- **REQUIREMENTS**
Copy the listing verbatim, excluding any images found in it.
— Start SUPPLIED DATA —
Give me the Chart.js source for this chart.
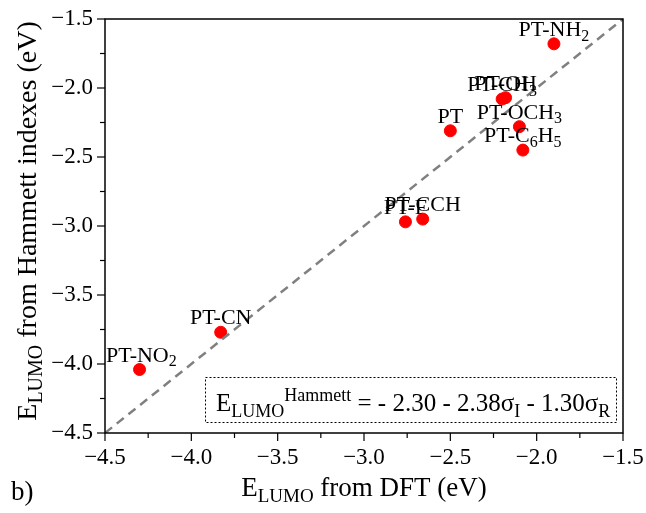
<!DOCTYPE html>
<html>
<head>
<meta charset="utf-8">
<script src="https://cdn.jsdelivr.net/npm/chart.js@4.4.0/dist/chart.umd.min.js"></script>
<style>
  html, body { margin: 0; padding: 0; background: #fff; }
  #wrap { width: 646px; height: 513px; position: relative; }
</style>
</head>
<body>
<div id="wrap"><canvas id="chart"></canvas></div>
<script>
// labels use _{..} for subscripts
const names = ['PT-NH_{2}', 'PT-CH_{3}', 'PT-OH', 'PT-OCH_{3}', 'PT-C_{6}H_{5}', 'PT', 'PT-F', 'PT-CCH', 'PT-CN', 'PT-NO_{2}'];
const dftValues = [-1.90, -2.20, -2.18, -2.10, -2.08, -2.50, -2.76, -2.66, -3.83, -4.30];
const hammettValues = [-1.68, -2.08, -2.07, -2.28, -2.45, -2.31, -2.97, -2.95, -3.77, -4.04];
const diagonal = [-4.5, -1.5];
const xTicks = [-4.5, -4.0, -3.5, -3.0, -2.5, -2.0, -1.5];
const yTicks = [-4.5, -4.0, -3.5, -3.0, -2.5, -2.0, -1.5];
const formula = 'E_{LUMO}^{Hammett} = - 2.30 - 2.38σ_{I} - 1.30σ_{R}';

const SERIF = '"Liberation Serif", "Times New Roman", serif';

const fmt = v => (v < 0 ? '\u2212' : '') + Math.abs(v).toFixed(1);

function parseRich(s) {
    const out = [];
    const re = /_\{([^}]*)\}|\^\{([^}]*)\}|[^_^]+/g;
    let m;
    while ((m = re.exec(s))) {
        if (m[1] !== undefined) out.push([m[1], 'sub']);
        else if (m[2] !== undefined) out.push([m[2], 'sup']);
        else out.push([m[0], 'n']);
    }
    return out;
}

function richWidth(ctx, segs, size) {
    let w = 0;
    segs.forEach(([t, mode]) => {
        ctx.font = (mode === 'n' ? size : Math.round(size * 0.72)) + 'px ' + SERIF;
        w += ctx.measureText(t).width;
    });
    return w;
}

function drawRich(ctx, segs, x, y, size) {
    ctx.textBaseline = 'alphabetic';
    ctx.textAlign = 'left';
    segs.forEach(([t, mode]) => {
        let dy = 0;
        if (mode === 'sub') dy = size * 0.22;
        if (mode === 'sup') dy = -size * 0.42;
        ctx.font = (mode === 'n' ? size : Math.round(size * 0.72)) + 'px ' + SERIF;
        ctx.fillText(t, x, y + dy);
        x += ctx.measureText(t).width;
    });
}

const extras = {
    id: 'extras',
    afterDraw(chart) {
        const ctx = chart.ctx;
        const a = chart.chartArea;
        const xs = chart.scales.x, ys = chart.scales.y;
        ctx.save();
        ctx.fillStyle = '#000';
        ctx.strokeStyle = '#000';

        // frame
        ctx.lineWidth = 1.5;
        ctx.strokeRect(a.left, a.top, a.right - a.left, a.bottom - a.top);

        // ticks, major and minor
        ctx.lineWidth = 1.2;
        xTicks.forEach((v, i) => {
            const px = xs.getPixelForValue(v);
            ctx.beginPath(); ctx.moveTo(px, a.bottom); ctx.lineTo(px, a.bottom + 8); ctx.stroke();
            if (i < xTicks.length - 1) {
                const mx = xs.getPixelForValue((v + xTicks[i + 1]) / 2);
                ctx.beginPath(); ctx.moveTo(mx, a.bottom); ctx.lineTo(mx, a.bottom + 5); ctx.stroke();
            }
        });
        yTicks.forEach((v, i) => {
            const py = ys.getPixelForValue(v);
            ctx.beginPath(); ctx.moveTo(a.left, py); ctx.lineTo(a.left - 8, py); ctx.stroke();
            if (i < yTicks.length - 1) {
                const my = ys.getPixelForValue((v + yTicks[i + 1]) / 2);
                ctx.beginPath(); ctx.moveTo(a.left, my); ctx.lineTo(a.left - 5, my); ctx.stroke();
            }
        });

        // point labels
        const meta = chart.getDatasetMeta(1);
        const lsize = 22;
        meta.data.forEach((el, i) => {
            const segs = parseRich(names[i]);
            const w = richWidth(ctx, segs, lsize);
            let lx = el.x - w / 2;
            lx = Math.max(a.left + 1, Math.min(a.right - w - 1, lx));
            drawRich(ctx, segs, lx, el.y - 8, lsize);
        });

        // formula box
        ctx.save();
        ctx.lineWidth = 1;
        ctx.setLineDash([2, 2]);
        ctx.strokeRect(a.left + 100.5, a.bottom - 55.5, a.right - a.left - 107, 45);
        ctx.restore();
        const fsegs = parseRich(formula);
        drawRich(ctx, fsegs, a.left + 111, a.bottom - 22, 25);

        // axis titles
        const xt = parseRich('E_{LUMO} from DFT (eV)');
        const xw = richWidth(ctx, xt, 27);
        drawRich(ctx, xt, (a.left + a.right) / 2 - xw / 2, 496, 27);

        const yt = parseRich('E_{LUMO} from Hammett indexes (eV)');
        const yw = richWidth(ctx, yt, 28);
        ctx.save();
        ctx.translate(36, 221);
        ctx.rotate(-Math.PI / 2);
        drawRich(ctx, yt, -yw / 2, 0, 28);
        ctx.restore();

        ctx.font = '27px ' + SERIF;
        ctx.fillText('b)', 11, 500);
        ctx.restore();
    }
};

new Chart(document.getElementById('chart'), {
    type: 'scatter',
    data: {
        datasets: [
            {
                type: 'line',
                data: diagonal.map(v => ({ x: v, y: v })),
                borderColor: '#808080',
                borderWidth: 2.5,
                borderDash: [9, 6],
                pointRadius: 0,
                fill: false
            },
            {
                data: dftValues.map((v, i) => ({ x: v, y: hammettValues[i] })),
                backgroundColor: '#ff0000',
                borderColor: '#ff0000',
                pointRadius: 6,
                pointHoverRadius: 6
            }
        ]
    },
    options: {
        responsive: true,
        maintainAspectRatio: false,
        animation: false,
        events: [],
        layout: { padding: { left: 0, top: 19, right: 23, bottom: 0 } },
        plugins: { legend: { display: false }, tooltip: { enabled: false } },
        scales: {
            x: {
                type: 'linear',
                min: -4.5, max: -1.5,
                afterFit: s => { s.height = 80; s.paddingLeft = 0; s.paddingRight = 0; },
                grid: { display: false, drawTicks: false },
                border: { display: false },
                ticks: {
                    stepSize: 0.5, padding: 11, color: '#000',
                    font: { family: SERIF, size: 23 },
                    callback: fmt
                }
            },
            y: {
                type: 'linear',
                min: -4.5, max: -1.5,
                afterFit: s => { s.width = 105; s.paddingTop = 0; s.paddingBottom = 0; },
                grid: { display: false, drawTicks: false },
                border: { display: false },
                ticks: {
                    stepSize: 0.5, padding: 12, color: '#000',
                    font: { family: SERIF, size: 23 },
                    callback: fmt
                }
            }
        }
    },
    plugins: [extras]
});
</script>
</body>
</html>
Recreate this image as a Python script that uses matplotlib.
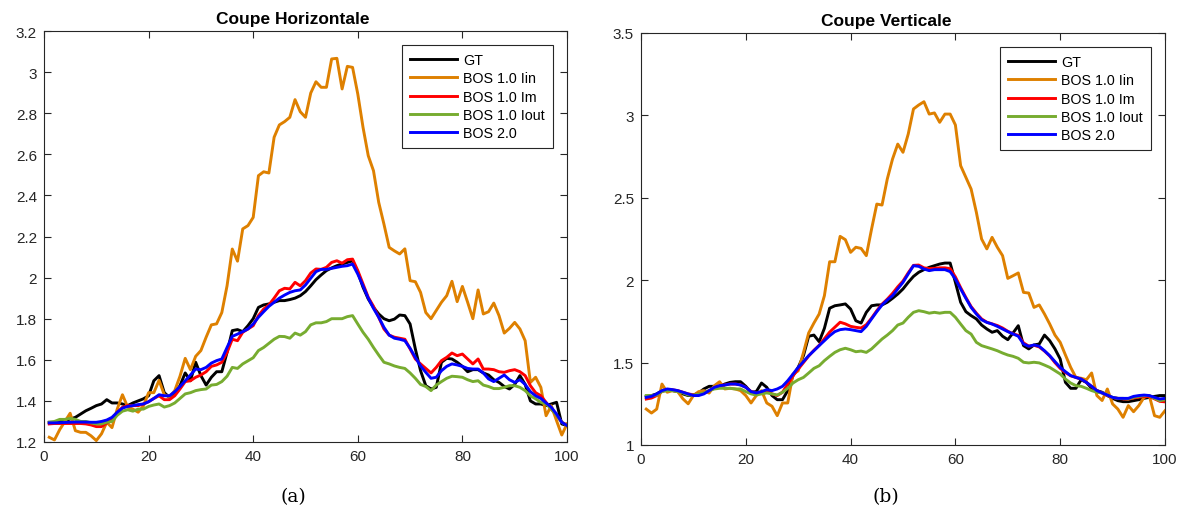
— End SUPPLIED DATA —
- **THE RESPONSE**
Give me the Chart.js source for this chart.
<!DOCTYPE html>
<html>
<head>
<meta charset="utf-8">
<script src="https://cdn.jsdelivr.net/npm/chart.js@4.4.0/dist/chart.umd.min.js"></script>
<style>
  html, body { margin: 0; padding: 0; background: #fff; }
  #wrap { width: 646px; height: 513px; position: relative; }
</style>
</head>
<body>
<div id="wrap"><canvas id="chart"></canvas></div>
<script>
// labels use _{..} for subscripts
const names = ['PT-NH_{2}', 'PT-CH_{3}', 'PT-OH', 'PT-OCH_{3}', 'PT-C_{6}H_{5}', 'PT', 'PT-F', 'PT-CCH', 'PT-CN', 'PT-NO_{2}'];
const dftValues = [-1.90, -2.20, -2.18, -2.10, -2.08, -2.50, -2.76, -2.66, -3.83, -4.30];
const hammettValues = [-1.68, -2.08, -2.07, -2.28, -2.45, -2.31, -2.97, -2.95, -3.77, -4.04];
const diagonal = [-4.5, -1.5];
const xTicks = [-4.5, -4.0, -3.5, -3.0, -2.5, -2.0, -1.5];
const yTicks = [-4.5, -4.0, -3.5, -3.0, -2.5, -2.0, -1.5];
const formula = 'E_{LUMO}^{Hammett} = - 2.30 - 2.38σ_{I} - 1.30σ_{R}';

const SERIF = '"Liberation Serif", "Times New Roman", serif';

const fmt = v => (v < 0 ? '\u2212' : '') + Math.abs(v).toFixed(1);

function parseRich(s) {
    const out = [];
    const re = /_\{([^}]*)\}|\^\{([^}]*)\}|[^_^]+/g;
    let m;
    while ((m = re.exec(s))) {
        if (m[1] !== undefined) out.push([m[1], 'sub']);
        else if (m[2] !== undefined) out.push([m[2], 'sup']);
        else out.push([m[0], 'n']);
    }
    return out;
}

function richWidth(ctx, segs, size) {
    let w = 0;
    segs.forEach(([t, mode]) => {
        ctx.font = (mode === 'n' ? size : Math.round(size * 0.72)) + 'px ' + SERIF;
        w += ctx.measureText(t).width;
    });
    return w;
}

function drawRich(ctx, segs, x, y, size) {
    ctx.textBaseline = 'alphabetic';
    ctx.textAlign = 'left';
    segs.forEach(([t, mode]) => {
        let dy = 0;
        if (mode === 'sub') dy = size * 0.22;
        if (mode === 'sup') dy = -size * 0.42;
        ctx.font = (mode === 'n' ? size : Math.round(size * 0.72)) + 'px ' + SERIF;
        ctx.fillText(t, x, y + dy);
        x += ctx.measureText(t).width;
    });
}

const extras = {
    id: 'extras',
    afterDraw(chart) {
        const ctx = chart.ctx;
        const a = chart.chartArea;
        const xs = chart.scales.x, ys = chart.scales.y;
        ctx.save();
        ctx.fillStyle = '#000';
        ctx.strokeStyle = '#000';

        // frame
        ctx.lineWidth = 1.5;
        ctx.strokeRect(a.left, a.top, a.right - a.left, a.bottom - a.top);

        // ticks, major and minor
        ctx.lineWidth = 1.2;
        xTicks.forEach((v, i) => {
            const px = xs.getPixelForValue(v);
            ctx.beginPath(); ctx.moveTo(px, a.bottom); ctx.lineTo(px, a.bottom + 8); ctx.stroke();
            if (i < xTicks.length - 1) {
                const mx = xs.getPixelForValue((v + xTicks[i + 1]) / 2);
                ctx.beginPath(); ctx.moveTo(mx, a.bottom); ctx.lineTo(mx, a.bottom + 5); ctx.stroke();
            }
        });
        yTicks.forEach((v, i) => {
            const py = ys.getPixelForValue(v);
            ctx.beginPath(); ctx.moveTo(a.left, py); ctx.lineTo(a.left - 8, py); ctx.stroke();
            if (i < yTicks.length - 1) {
                const my = ys.getPixelForValue((v + yTicks[i + 1]) / 2);
                ctx.beginPath(); ctx.moveTo(a.left, my); ctx.lineTo(a.left - 5, my); ctx.stroke();
            }
        });

        // point labels
        const meta = chart.getDatasetMeta(1);
        const lsize = 22;
        meta.data.forEach((el, i) => {
            const segs = parseRich(names[i]);
            const w = richWidth(ctx, segs, lsize);
            let lx = el.x - w / 2;
            lx = Math.max(a.left + 1, Math.min(a.right - w - 1, lx));
            drawRich(ctx, segs, lx, el.y - 8, lsize);
        });

        // formula box
        ctx.save();
        ctx.lineWidth = 1;
        ctx.setLineDash([2, 2]);
        ctx.strokeRect(a.left + 100.5, a.bottom - 55.5, a.right - a.left - 107, 45);
        ctx.restore();
        const fsegs = parseRich(formula);
        drawRich(ctx, fsegs, a.left + 111, a.bottom - 22, 25);

        // axis titles
        const xt = parseRich('E_{LUMO} from DFT (eV)');
        const xw = richWidth(ctx, xt, 27);
        drawRich(ctx, xt, (a.left + a.right) / 2 - xw / 2, 496, 27);

        const yt = parseRich('E_{LUMO} from Hammett indexes (eV)');
        const yw = richWidth(ctx, yt, 28);
        ctx.save();
        ctx.translate(36, 221);
        ctx.rotate(-Math.PI / 2);
        drawRich(ctx, yt, -yw / 2, 0, 28);
        ctx.restore();

        ctx.font = '27px ' + SERIF;
        ctx.fillText('b)', 11, 500);
        ctx.restore();
    }
};

new Chart(document.getElementById('chart'), {
    type: 'scatter',
    data: {
        datasets: [
            {
                type: 'line',
                data: diagonal.map(v => ({ x: v, y: v })),
                borderColor: '#808080',
                borderWidth: 2.5,
                borderDash: [9, 6],
                pointRadius: 0,
                fill: false
            },
            {
                data: dftValues.map((v, i) => ({ x: v, y: hammettValues[i] })),
                backgroundColor: '#ff0000',
                borderColor: '#ff0000',
                pointRadius: 6,
                pointHoverRadius: 6
            }
        ]
    },
    options: {
        responsive: true,
        maintainAspectRatio: false,
        animation: false,
        events: [],
        layout: { padding: { left: 0, top: 19, right: 23, bottom: 0 } },
        plugins: { legend: { display: false }, tooltip: { enabled: false } },
        scales: {
            x: {
                type: 'linear',
                min: -4.5, max: -1.5,
                afterFit: s => { s.height = 80; s.paddingLeft = 0; s.paddingRight = 0; },
                grid: { display: false, drawTicks: false },
                border: { display: false },
                ticks: {
                    stepSize: 0.5, padding: 11, color: '#000',
                    font: { family: SERIF, size: 23 },
                    callback: fmt
                }
            },
            y: {
                type: 'linear',
                min: -4.5, max: -1.5,
                afterFit: s => { s.width = 105; s.paddingTop = 0; s.paddingBottom = 0; },
                grid: { display: false, drawTicks: false },
                border: { display: false },
                ticks: {
                    stepSize: 0.5, padding: 12, color: '#000',
                    font: { family: SERIF, size: 23 },
                    callback: fmt
                }
            }
        }
    },
    plugins: [extras]
});
</script>
</body>
</html>
Recreate this image as a Python script that uses matplotlib.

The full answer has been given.